Kathryn Bigelow and co-writer Eric Red (The Hitcher) wrote the screenplay for Near Dark as a crossover horror/western film. Even though the film is one of Bigelow’s first, her talent as a director is fully evident and her vision is spot-on. The vampire clan in Near Dark comes off more like a band of western outlaws than monsters, using guns and knives in addition to their hands and teeth. In the film’s signature scene, the group busts into a crowded bar searching for a victim on whom Caleb can feed. Severen takes complete control of the room while the rest sit back in a booth, taunting the bar’s customers. The scene is both frightening in its realism and fascinating in its surrealism; a mysterious band of thugs with superhuman strength exerts its will over the inhabitants of a room, and there’s nothing anyone can do to stop them. These guys are not just black-hat western bad guys – it’s clear that they are something entirely different.

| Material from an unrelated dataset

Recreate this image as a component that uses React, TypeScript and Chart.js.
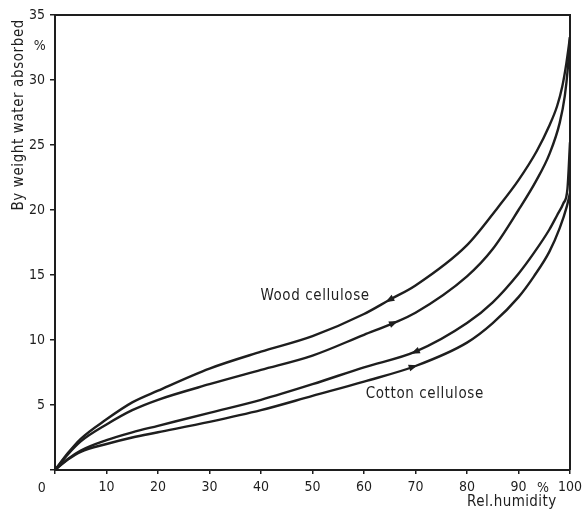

A major selling point to Near Dark is the chemistry of the cast. Bigelow was pals with James Cameron (she would marry him a couple of years later), who had just released his sci-fi classic Aliens. Bigelow purloined three of the stars of Aliens – Lance Henriksen, Bill Paxton and Jenette Goldstein – to play her vampire clan. The familiarity between the three is air-tight, making them a great antagonist team. Adrian Pasdar and Jenny Wright bring a touch of sympathy to their roles as the star-crossed lovers, expressing a romantic tension that puts fellow vampire couple Bella and Edward to shame. The give and take between the two sides coupled with the ambiguity of good versus evil in the film is tough to accurately portray, but the experienced ensemble cast in Near Dark pulls it off without making the film seem cheesy.
Near Dark also features a soundtrack by Tangerine Dream, the go-to film composition group known for their work on hip films like Legend, Firestarter and The Keep. Tangerine Dream contributes a score that combines typical new-age film music with a more rhythmic, modern sound. The music is just like the film: an effective combination of a horror score and a western soundtrack. Tangerine Dream’s music becomes a vital ingredient to the film, and Near Dark is a stronger film because of it.
Every filmmaker has to start somewhere, and horror is a great jumping off point due to the rabid fan base and relative low-budgets needed for production. Like many before and since her, Kathryn Bigelow flexed her muscles early on in the horror genre, and Near Dark is a great example of her work.